▶ _Data lines_
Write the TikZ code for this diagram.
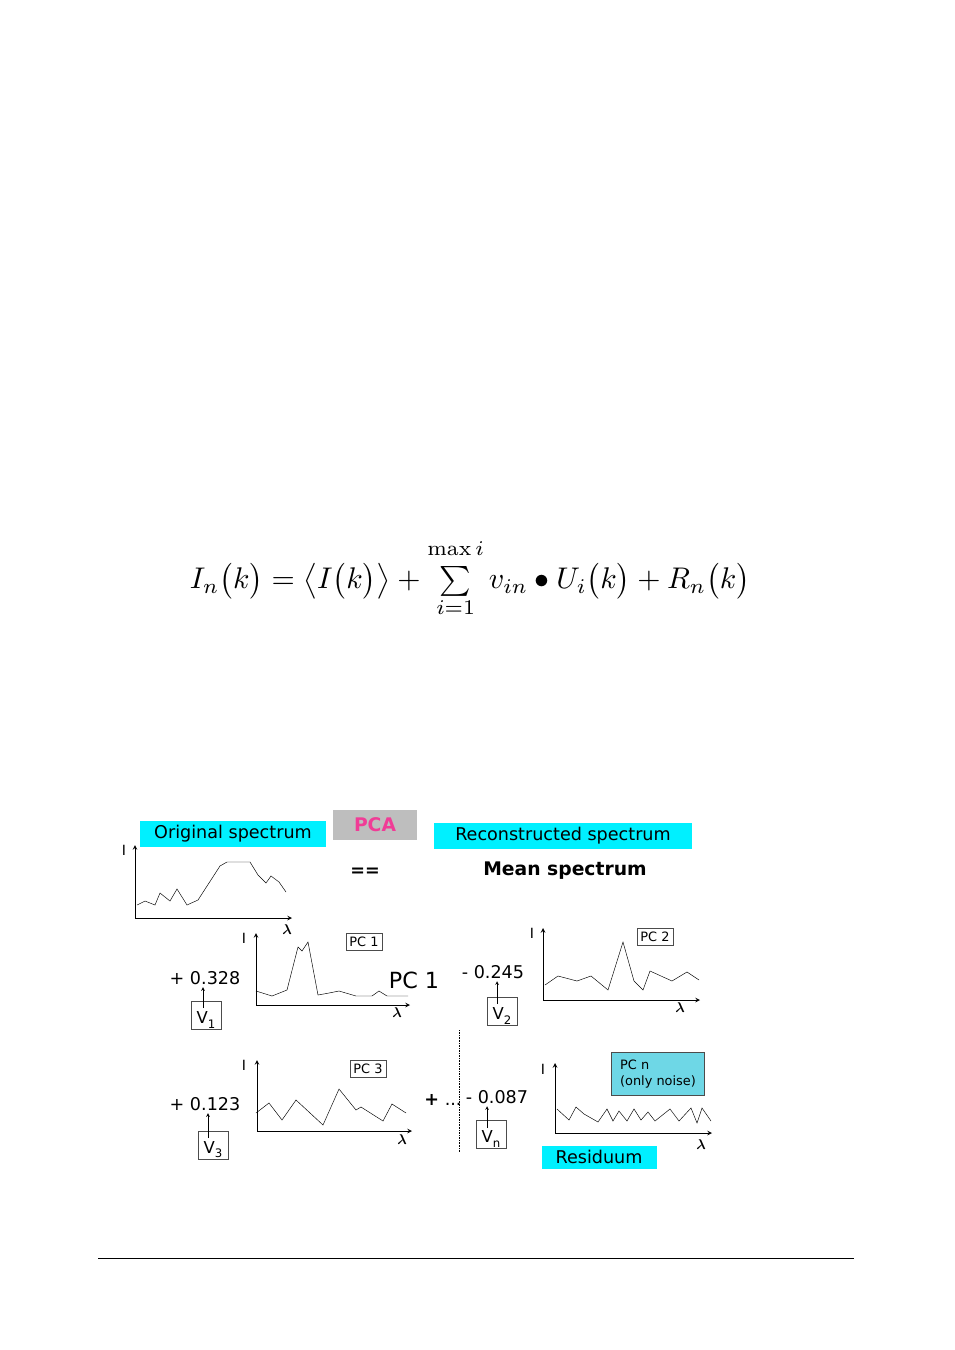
\documentclass[tikz,border=0pt]{standalone}
\usepackage{fontspec}
\setsansfont{DejaVu Sans}
\usepackage{amsmath}
\usetikzlibrary{arrows,positioning,patterns}
\definecolor{cyanbox}{RGB}{0,240,255}
\definecolor{pinktxt}{RGB}{240,60,150}
\definecolor{graybox}{RGB}{190,190,190}
\definecolor{noisebox}{RGB}{110,215,230}
\newcommand{\vsub}[1]{V\raisebox{-0.45ex}{\fontsize{10}{10}\selectfont #1}}
\begin{document}
\begin{tikzpicture}[x=0.03cm,y=-0.03cm]
\tikzstyle{label}=[font=\sffamily\fontsize{15}{17}\selectfont,inner sep=2pt]
\tikzstyle{cyanlabel}=[label,fill=cyanbox,inner xsep=5pt,inner ysep=4pt]
\tikzstyle{pcbox}=[draw=black!70,font=\sffamily\fontsize{11}{13}\selectfont,inner sep=3pt]
\tikzstyle{vbox}=[draw=black!70,minimum width=0.9cm,minimum height=0.85cm]
\tikzstyle{vtext}=[font=\sffamily\fontsize{14}{16}\selectfont,inner sep=1pt]
\tikzstyle{axis}=[->,>=stealth,thick]
\tikzstyle{curve}=[thin]
\tikzstyle{axlabel}=[font=\sffamily\fontsize{12}{14}\selectfont,inner sep=1pt]
\useasboundingbox (0,0) rectangle (954,1350);

% formula
\node (formula) at (470,578) {\resizebox{16.8cm}{!}{$I_n\bigl(k\bigr)=\bigl\langle I\bigl(k\bigr)\bigr\rangle+\sum\limits_{i=1}^{\raisebox{0.4ex}{$\scriptstyle\max i$}}v_{in}\bullet U_i\bigl(k\bigr)+R_n\bigl(k\bigr)$}};

% headings
\node[cyanlabel,minimum width=5.6cm] (orig) at (233,834) {Original spectrum};
\node[label,font=\sffamily\bfseries\fontsize{16}{18}\selectfont,fill=graybox,text=pinktxt,minimum width=2.5cm,minimum height=0.9cm] (pca) at (375,825) {PCA};
\node[cyanlabel,minimum width=7.75cm] (recon) at (563,836) {Reconstructed spectrum};
\node[label] (eq) at (365,872) {\textbf{==}};
\node[label,font=\sffamily\bfseries\fontsize{16}{18}\selectfont] (mean) at (565,871) {Mean spectrum};

% original spectrum
\coordinate (o0) at (135,918);
\draw[axis] (o0) -- (135,845);
\draw[axis] (o0) -- (292,918);
\node[axlabel] (oI) at (124,850) {I};
\node[axlabel] (olam) at (287,930) {$\boldsymbol\lambda$};
\draw[curve] (137,905) -- (145,901) -- (155,905) -- (160,893) -- (170,901) -- (177,889) -- (187,905) -- (198,900) -- (220,866) -- (227,862) -- (250,862) -- (258,875) -- (266,883) -- (271,876) -- (279,882) -- (286,892);

% PC 1
\coordinate (p10) at (256,1005);
\draw[axis] (p10) -- (256,933);
\draw[axis] (p10) -- (410,1005);
\node[axlabel] (p1I) at (244,938) {I};
\node[axlabel] (p1lam) at (397,1013) {$\boldsymbol\lambda$};
\draw[curve] (256,991) -- (272,996) -- (287,990) -- (298,947) -- (302,951) -- (308,942) -- (318,995) -- (329,993) -- (339,991) -- (356,996) -- (372,996) -- (379,991) -- (387,996) -- (408,996);
\node[pcbox] (pc1) at (364,942) {PC 1};
\node[label,font=\sffamily\fontsize{19}{21}\selectfont] (pc1big) at (414,980) {PC 1};
\node[label] (c1) at (205,978) {+ 0.328};
\node[vbox] (v1) at (206,1015) {};
\node[vtext] (v1t) at (206,1020) {\vsub{1}};
\draw[->,>=stealth] (203,1008) -- (c1.south -| 203,0);

% PC 2
\coordinate (p20) at (543,1000);
\draw[axis] (p20) -- (543,928);
\draw[axis] (p20) -- (700,1000);
\node[axlabel] (p2I) at (532,933) {I};
\node[axlabel] (p2lam) at (680,1008) {$\boldsymbol\lambda$};
\draw[curve] (545,985) -- (558,976) -- (577,981) -- (591,976) -- (608,990) -- (623,942) -- (634,981) -- (643,990) -- (650,971) -- (672,981) -- (687,972) -- (699,980);
\node[pcbox] (pc2) at (655,937) {PC 2};
\node[label] (c2) at (493,972) {- 0.245};
\node[vbox] (v2) at (502,1011) {};
\node[vtext] (v2t) at (502,1016) {\vsub{2}};
\draw[->,>=stealth] (497,1004) -- (c2.south -| 497,0);

% PC 3
\coordinate (p30) at (257,1131);
\draw[axis] (p30) -- (257,1060);
\draw[axis] (p30) -- (412,1131);
\node[axlabel] (p3I) at (244,1065) {I};
\node[axlabel] (p3lam) at (402,1140) {$\boldsymbol\lambda$};
\draw[curve] (256,1113) -- (269,1103) -- (282,1120) -- (296,1100) -- (323,1125) -- (339,1089) -- (356,1110) -- (361,1107) -- (383,1121) -- (392,1104) -- (406,1113);
\node[pcbox] (pc3) at (368,1069) {PC 3};
\node[label] (c3) at (205,1104) {+ 0.123};
\node[vbox] (v3) at (213,1145) {};
\node[vtext] (v3t) at (213,1150) {\vsub{3}};
\draw[->,>=stealth] (208,1138) -- (c3.south -| 208,0);

% dots and PC n
\node[label] (dots) at (443,1100) {\textbf{+} ...};
\coordinate (sepTop) at (459,1030);
\coordinate (sepBot) at (459,1152);
\draw[densely dotted] (sepTop) -- (sepBot);
\node[label] (cn) at (497,1097) {- 0.087};
\node[vbox] (vn) at (491,1134) {};
\node[vtext] (vnt) at (491,1139) {\vsub{n}};
\draw[->,>=stealth] (487,1128) -- (cn.south -| 487,0);
\coordinate (pn0) at (555,1133);
\draw[axis] (pn0) -- (555,1063);
\draw[axis] (pn0) -- (712,1133);
\node[axlabel] (pnI) at (543,1069) {I};
\node[axlabel] (pnlam) at (701,1145) {$\boldsymbol\lambda$};
\draw[curve] (557,1109) -- (569,1120) -- (576,1107) -- (584,1114) -- (598,1122) -- (607,1109) -- (613,1121) -- (619,1111) -- (627,1121) -- (634,1109) -- (641,1120) -- (648,1112) -- (655,1121) -- (670,1109) -- (679,1121) -- (691,1108) -- (697,1123) -- (702,1108) -- (711,1121);
\node[pcbox,fill=noisebox,align=left,minimum width=2.8cm,minimum height=1.3cm,font=\sffamily\fontsize{11}{14}\selectfont] (pcn) at (658,1074) {PC n\\(only noise)};
\node[cyanlabel,minimum width=3.45cm] (resid) at (599,1157) {Residuum};

% footer rule
\coordinate (ruleL) at (98,1258);
\coordinate (ruleR) at (854,1258);
\draw[thin] (ruleL) -- (ruleR);
\end{tikzpicture}
\end{document}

▶ _Task_
Please extract exactly the lines of the data, from the first through the line containing "(formula) at (470,578)", and add no pictures to the copy.

▶ _Complete answer_
Write the TikZ code for this diagram.
\documentclass[tikz,border=0pt]{standalone}
\usepackage{fontspec}
\setsansfont{DejaVu Sans}
\usepackage{amsmath}
\usetikzlibrary{arrows,positioning,patterns}
\definecolor{cyanbox}{RGB}{0,240,255}
\definecolor{pinktxt}{RGB}{240,60,150}
\definecolor{graybox}{RGB}{190,190,190}
\definecolor{noisebox}{RGB}{110,215,230}
\newcommand{\vsub}[1]{V\raisebox{-0.45ex}{\fontsize{10}{10}\selectfont #1}}
\begin{document}
\begin{tikzpicture}[x=0.03cm,y=-0.03cm]
\tikzstyle{label}=[font=\sffamily\fontsize{15}{17}\selectfont,inner sep=2pt]
\tikzstyle{cyanlabel}=[label,fill=cyanbox,inner xsep=5pt,inner ysep=4pt]
\tikzstyle{pcbox}=[draw=black!70,font=\sffamily\fontsize{11}{13}\selectfont,inner sep=3pt]
\tikzstyle{vbox}=[draw=black!70,minimum width=0.9cm,minimum height=0.85cm]
\tikzstyle{vtext}=[font=\sffamily\fontsize{14}{16}\selectfont,inner sep=1pt]
\tikzstyle{axis}=[->,>=stealth,thick]
\tikzstyle{curve}=[thin]
\tikzstyle{axlabel}=[font=\sffamily\fontsize{12}{14}\selectfont,inner sep=1pt]
\useasboundingbox (0,0) rectangle (954,1350);

% formula
\node (formula) at (470,578) {\resizebox{16.8cm}{!}{$I_n\bigl(k\bigr)=\bigl\langle I\bigl(k\bigr)\bigr\rangle+\sum\limits_{i=1}^{\raisebox{0.4ex}{$\scriptstyle\max i$}}v_{in}\bullet U_i\bigl(k\bigr)+R_n\bigl(k\bigr)$}};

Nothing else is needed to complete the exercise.